In Ella, there are a number of waterfalls to see in the surrounding area. We took some time to visit Ravana, located not far outside Ella’s town. The beautiful waterfall is 82ft in height, cascading down through the surrounding forests that form part of the Ravana Ella Wildlife Sanctuary.
We got a tuk-tuk there which cost about £2 for the return journey.
Relax at Ella’s cafes and restaurants
I loved Ella’s laid-back vibes. It’s full of casual cafes with great food that are perfect for grabbing a leisurely brunch or lunch or relaxing with a cocktail at the end of the day.
Cafe One Love – Rastafarian-style Bob Marley-inspired Cafe One Love was my favourite cafe in Ella. Try the vegetarian lamprais, a local dish consisting of different curries and sambols. After dinner, relax with a cocktail on the large swing seats.
Rainbow Cafe – We had some great veggie food and smoothie bowls at this backpacker-style cafe.
Cafe Chill – We went here a couple of times and the food/drink was lovely. Another wonderfully laid-back cafe with a mix of cuisines
Take the train to Nuwara Eliya and/or Kandy
The journey is considered one of the most beautiful in the world and it isn’t hard to see why. We did the journey in the opposite direction than most, starting from Ella and ending in Kandy. You’ll pass through stunning tea plantations, mountains, waterfalls, rivers and all sorts of natural beauty.
The journey to Kandy takes about 7 hours but the time flies by as you watch the scenery go by, preferably with a hot chai and some snacks.

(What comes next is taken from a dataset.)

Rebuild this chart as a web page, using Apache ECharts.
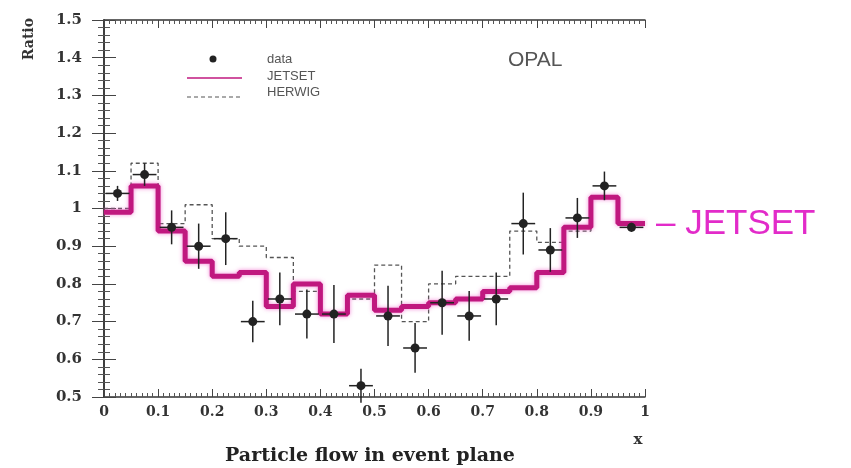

Read about our experience riding the train here.
Staying in Ella
There’s definitely a range of types of places to stay in Ella to suit any budget. A friend had gone on his honeymoon there and recommended 98 Acres Resort and Spa.
We were still saving for our own wedding so we opted to go a bit more budget-friendly and booked in at a family-run homestay.
The majority of accommodations in Ella are small B&B-style homestays located in a ring around Ella. These are more budget-friendly (ours was incredibly cheap) and many have amazing views of the surrounding area. Our accommodation had a beautiful view of Ravana Falls. Many are family-run run and ours had delicious breakfast, although it wasn’t fancy with very odd decor and we kept getting invasions of snails and ants in the bathroom when it rained!Booking.com
Getting to Ella
Getting to Ella from Colombo/Kandy/Nuwara Eliya
As I mentioned, if you are coming from Nuwara Eliya, Kandy or Colombo you will likely want to travel to Ella by train, as mentioned above.
Getting to Ella from the south coast
But, if like us you are coming from a different part of the country to Ella, it isn’t as straightforward via public transport.
We started off in Unawatuna and hired a taxi for the day to take us to Yala National Park, a full-day safari, and then on to Ella in the evening for a total of $85. It was an incredibly long day but the most economical use of our time and money. There doesn’t seem to be a direct route to get to Ella from the South Coast and rather than travel there and get a separate day trip to Yala, we combined them.
Getting to our homestay in the dark on a mountain road with a driver who hadn’t been to Ella before was a little scary, Waterfall Road doesn’t have streetlights all the way along and is quite narrow with steep drops in many places. We arrived safely, trying to get our bearings, but likely not as stressed as our poor driver.
Getting around Ella
Ella is fairly walkable depending on where you are staying, but you might want to get a tuk-tuk to some of the sites. We walked most places, into town and to Little Adam’s Peak and back from Nine Arches Bridge.